Yougoslavie, Grèce, Turquie, Iran, Pakistan (Baloutchistan), Afghanistan... La découverte de ces pays se fait à petite vitesse : par manque d'argent, par suite des pannes récurrentes de leur voiture, par suite d'étapes volontairement prolongées, comme à Tabriz. Nicolas Bouvier et Thierry Vernet essaient de se procurer des ressources, l'un en donnant des conférences ou des articles, l'autre en exposant et vendant des peintures — il a d'ailleurs illustré cet ouvrage de saisissants dessins en noir et blanc. Mais la recette est maigre voire nulle, sauf à Téhéran. N'importe, les deux jeunes aventuriers s'efforcent de vivre aussi modestement que la plupart des gens dont ils croisent la route, des paysans pauvres et des camionneurs. Dès la traversée de l'Anatolie, ils découvrent la fraternité des chauffeurs et des mécanos qui les sauvent du pire à répétition.
Le lecteur est vite frappé de la façon dont ils approchent les gens aux usages différents. En ce temps où la grande vague de décolonisation commence à peine à soulever les empires, rien dans leur attitude n'évoque la morgue colonialiste, rien du sentiment de supériorité que les Européens avaient encore envers les autres nations, les autres cultures. Sans doute est-ce là la raison principale de la survie de ce récit parmi les incontournables de la littérature de voyage.
Des Tziganes en Yougoslavie, des mendiants riches des poésies qu'ils récitent, des Kurdes armés et enturbannés, des francophones isolés, un missionnaire débonnaire et désabusé, un ancien officier britannique devenu aubergiste à Quetta, un directeur de prison qui donne l'hospitalité d'une cellule, un grand propriétaire foncier et des nomades en Iran, un mollah dans un camion, des douaniers circonspects et qui offrent le thé, des garagistes faiseurs de miracles... c'est toute une humanité fascinante que l'usage du monde parcourt, avec un regard modeste : « Il faut savoir que du Turkestan au Caucase, on mesure le bonheur d'un coin de terre à la qualité de ses melons ».
D'innombrables anecdotes sur les mœurs, sur l'histoire, donnent au lecteur un plaisir constamment renouvelé.

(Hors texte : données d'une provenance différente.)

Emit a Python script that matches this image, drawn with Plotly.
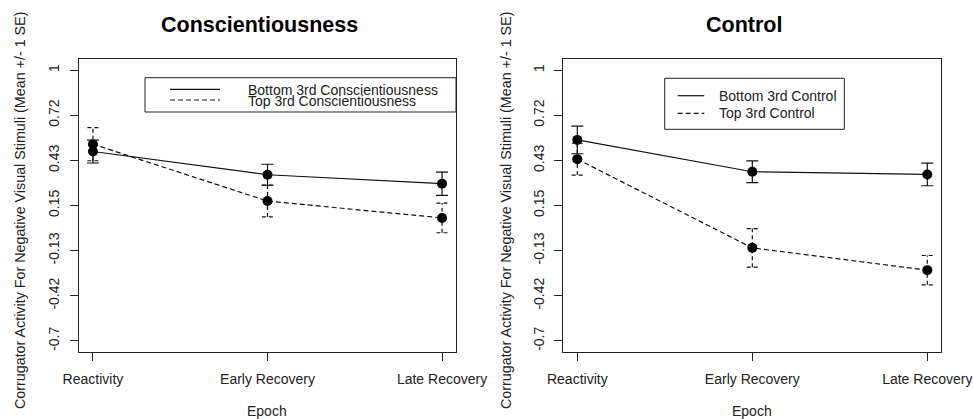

Pour autant, N. Bouvier n'oublie pas les somptueux paysages traversés. Les montagnes surtout l'impressionnent et les cols qu'il leur faut escalader, parfois en poussant leur monture récalcitrante. C'était bien avant le règne des 4x4. L'Afghanistan était paisible et accueillant : bref, une tout autre époque dont l'actualité se montre quand même à plusieurs reprises : l'armée soviétique avait évacué l’Azerbaïdjan iranien six ans plus tôt, le Premier ministre Mossadegh avait été renversé à Téhéran, les Kurdes s'agitaient ; nos voyageurs relèvent des avis divergents sur tous ces événements et n'imposent pas de lecture idéologique.
Nicolas Bouvier note seulement dans la population, parfois d'un air amusé, un sentiment nationaliste diffus. Il relève aussi les jalousies de voisinage. « Les Tabrizi faisaient courir sur les Kurdes toutes sortes de rumeurs malveillantes : … c'étaient des sauvages, des coupeurs de bourses, qui vendent leurs filles à bas prix, qui s'en prenaient à celles des autres, etc... » Il évoque aussi les rivalités internes de l'Afghanistan encore féodal, un pays aux « féroces guérillas montagnardes ». L'étape afghane, précisément, c'est pour Nicolas Bouvier le moment de se séparer de Thierry Vernet attendu à Ceylan.
Ce bouquin, initialement publié en 1963, reste, je le répète, un incontournable des récits de voyageurs contemporains, mais un tel voyage serait aujourd'hui impossible...
• Nicolas Bouvier. L'usage du monde. Payot, 1992, 418 pages.